Pack like someone who will be outside for longer than planned: comfortable shoes, a hat, sunscreen, a light rain layer, and a refillable water bottle where allowed. The Fan Festival and stadium zone may look compact on a map, but matchdays involve standing, walking, waiting, and moving with crowds.

How Toronto Compares With Other Host Cities

Toronto’s biggest strength is that the main visitor corridor is relatively easy to understand. The stadium is not downtown, but it is close enough to the core that a transit-first traveler can build a simple plan. The Fan Festival is not far away in a separate district. Union Station is close enough to act as the main anchor. The airport train feeds into that same hub.

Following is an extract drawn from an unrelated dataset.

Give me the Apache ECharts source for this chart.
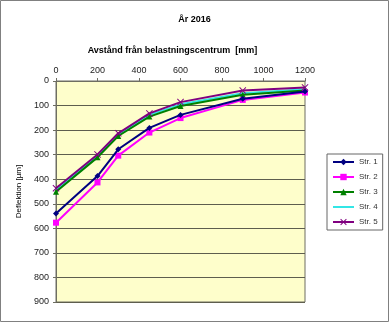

That travel-first approach is showing up across other World Cup 2026 host cities, but Toronto’s version is unusually concentrated. Mexico City revolves around a historic stadium in the south and a Zócalo-centered public viewing plan. Monterrey is shaped by a stadium outside the central tourist core and a major Fan Festival at Fundidora Park. Toronto’s version is more compact: waterfront stadium, downtown rail hub, and Fan Festival sites close to the city’s central visitor neighborhoods.

Readers comparing multiple stops can also use our Monterrey World Cup 2026 guide to see how Toronto’s waterfront setup differs from a hotter, mountain-framed host city where stadium distance and heat planning are bigger parts of the trip.

Bottom Line

Toronto’s World Cup plan is now much clearer. The match schedule is set, the teams are listed for the group-stage games, the stadium upgrades are complete, the Fan Festival has ticketing rules, and the city has released a mobility plan that makes transit the center of the experience.

The best Toronto World Cup plan is simple: book early, stay near a clean transit route, reserve Fan Festival tickets in advance, do not count on driving, and leave room for late operational updates. Toronto’s World Cup will be crowded, expensive, and busy, but it should also be one of the easiest host-city experiences to understand once the trip is built around the waterfront corridor between Union Station and Exhibition Place.